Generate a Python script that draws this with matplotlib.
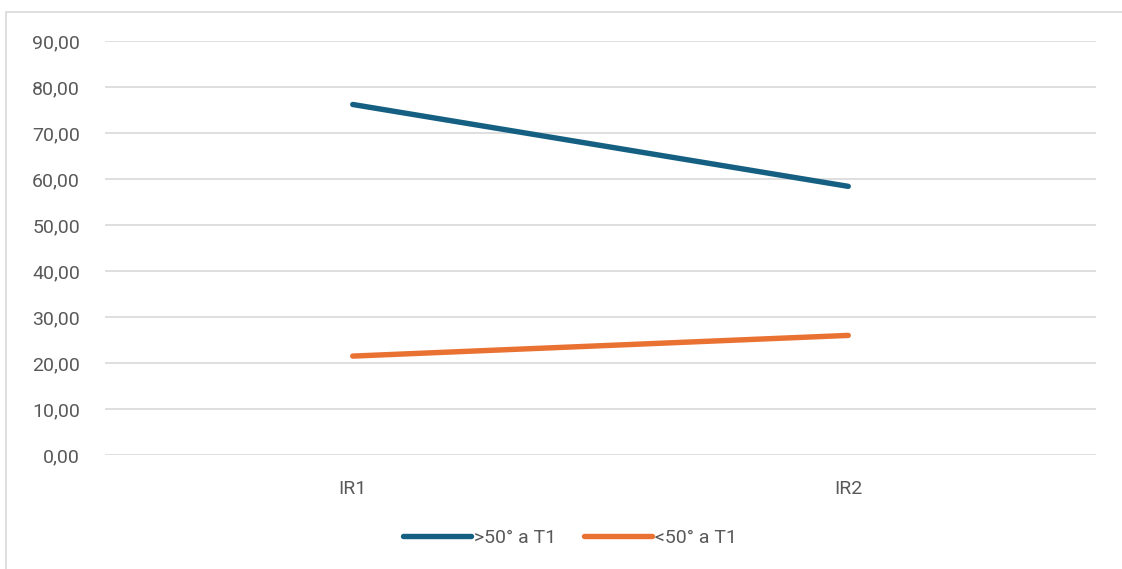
import matplotlib
matplotlib.use("Agg")
import matplotlib.pyplot as plt
from matplotlib.patches import Rectangle
from matplotlib.ticker import FuncFormatter, MultipleLocator

plt.rcParams["font.family"] = ["Roboto", "DejaVu Sans"]

# data
categories = ["IR1", "IR2"]
above_50 = [76.2, 58.4]
below_50 = [21.5, 26.0]
series_labels = [">50° a T1", "<50° a T1"]

BLUE = "#156082"
ORANGE = "#E97132"
GRID = "#D9D9D9"
TEXT = "#595959"

fig = plt.figure(figsize=(11.22, 5.69), dpi=100)
ax = fig.add_axes([105 / 1122, 1 - 455 / 569, 991 / 1122, 414 / 569])

# chart area frame
fig.patches.append(Rectangle((6 / 1122, -0.1), 1.2, 1 - 12 / 569 + 0.1,
                             transform=fig.transFigure, fill=False,
                             edgecolor=GRID, linewidth=1.2))

x = range(len(categories))
ax.plot(x, above_50, color=BLUE, linewidth=3.9, solid_capstyle="round",
        label=series_labels[0])
ax.plot(x, below_50, color=ORANGE, linewidth=3.9, solid_capstyle="round",
        label=series_labels[1])

ax.set_xlim(-0.5, 1.5)
ax.set_ylim(0, 90)
ax.yaxis.set_major_locator(MultipleLocator(10))
ax.yaxis.set_major_formatter(FuncFormatter(lambda v, p: f"{v:.2f}".replace(".", ",")))
ax.set_xticks(list(x))
ax.set_xticklabels(categories)

ax.grid(axis="y", color=GRID, linewidth=1.2)
ax.set_axisbelow(True)
for s in ax.spines.values():
    s.set_visible(False)
ax.tick_params(axis="both", length=0, labelsize=14, labelcolor=TEXT)
ax.tick_params(axis="y", pad=18)
ax.tick_params(axis="x", pad=18)

leg = fig.legend(loc="center", bbox_to_anchor=(570 / 1122, 1 - 538 / 569),
                 ncol=2, frameon=False, fontsize=14, labelcolor=TEXT,
                 handlelength=3.5, handletextpad=0.15, columnspacing=1.4)
for line in leg.get_lines():
    line.set_solid_capstyle("round")

fig.savefig("out.png", dpi=100, facecolor="white")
● ● ● ● ●
EXERCISE DESCRIPTION: Copy out all lines where the word "matplotlib" appears.

COMPLETE RESPONSE:
Generate a Python script that draws this with matplotlib.
import matplotlib
matplotlib.use("Agg")
import matplotlib.pyplot as plt
from matplotlib.patches import Rectangle
from matplotlib.ticker import FuncFormatter, MultipleLocator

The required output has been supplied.